▶ _YOUR OBJECTIVE_
Reproduce the listing below without changes, except that pictures are left out.

▶ _DATASET SECTION_
-=-=-

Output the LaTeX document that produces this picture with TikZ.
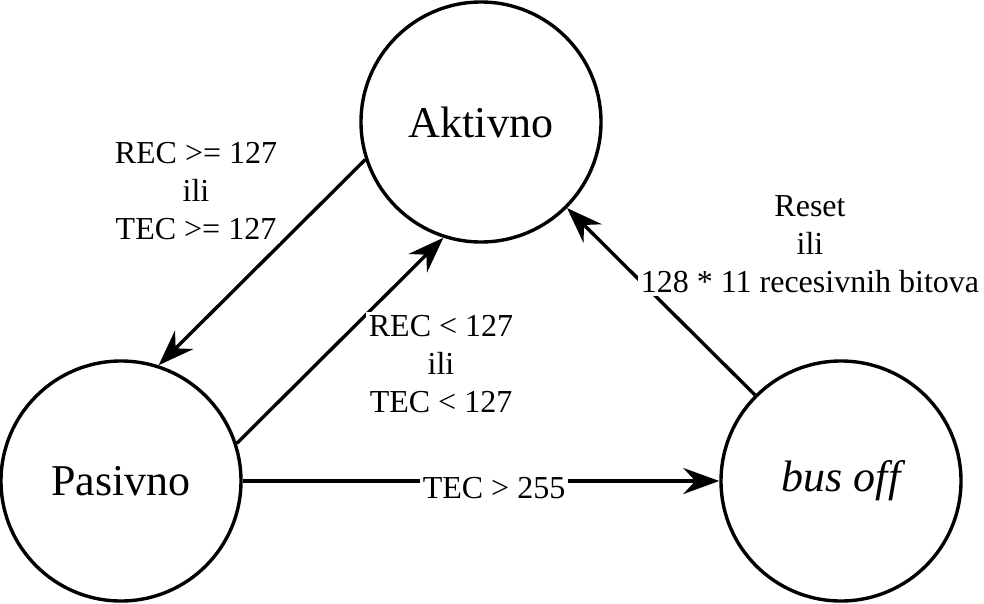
\documentclass[tikz,border=0pt]{standalone}
\usepackage{fontspec}
\setmainfont{Liberation Serif}
\usetikzlibrary{arrows.meta}

\begin{document}
\begin{tikzpicture}[x=1pt,y=-1pt,line width=3.4pt,
  state/.style={draw,circle,minimum size=240pt,inner sep=0pt,font=\fontsize{44}{50}\selectfont},
  lbl/.style={fill=white,align=center,inner sep=3pt,font=\fontsize{32}{38}\selectfont},
  >={Stealth[length=36pt,width=26pt,inset=12pt]}]
\useasboundingbox (0,0) rectangle (984,604);

\node[state] (akt) at (481,122) {Aktivno};
\node[state] (pas) at (121,481) {Pasivno};
\node[state] (off) at (841,481) {\itshape bus off};

\draw[->] (akt.198) to (pas.72);
\draw[->] (pas.18) to (akt.252);
\draw[->] (pas.east) to (off.west);
\draw[->] (off.135) to (akt.315);

\node[lbl] (l1) at (196,191) {REC >= 127\\ili\\TEC >= 127};
\node[lbl] (l2) at (441,364) {REC < 127\\ili\\TEC < 127};
\node[lbl] (l3) at (494,488) {TEC > 255};
\node[lbl] (l4) at (810,244) {Reset\\ili\\128 * 11 recesivnih bitova};
\end{tikzpicture}
\end{document}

-=-=-

▶ _ANSWER IN FULL_
Output the LaTeX document that produces this picture with TikZ.
\documentclass[tikz,border=0pt]{standalone}
\usepackage{fontspec}
\setmainfont{Liberation Serif}
\usetikzlibrary{arrows.meta}

\begin{document}
\begin{tikzpicture}[x=1pt,y=-1pt,line width=3.4pt,
  state/.style={draw,circle,minimum size=240pt,inner sep=0pt,font=\fontsize{44}{50}\selectfont},
  lbl/.style={fill=white,align=center,inner sep=3pt,font=\fontsize{32}{38}\selectfont},
  >={Stealth[length=36pt,width=26pt,inset=12pt]}]
\useasboundingbox (0,0) rectangle (984,604);

\node[state] (akt) at (481,122) {Aktivno};
\node[state] (pas) at (121,481) {Pasivno};
\node[state] (off) at (841,481) {\itshape bus off};

\draw[->] (akt.198) to (pas.72);
\draw[->] (pas.18) to (akt.252);
\draw[->] (pas.east) to (off.west);
\draw[->] (off.135) to (akt.315);

\node[lbl] (l1) at (196,191) {REC >= 127\\ili\\TEC >= 127};
\node[lbl] (l2) at (441,364) {REC < 127\\ili\\TEC < 127};
\node[lbl] (l3) at (494,488) {TEC > 255};
\node[lbl] (l4) at (810,244) {Reset\\ili\\128 * 11 recesivnih bitova};
\end{tikzpicture}
\end{document}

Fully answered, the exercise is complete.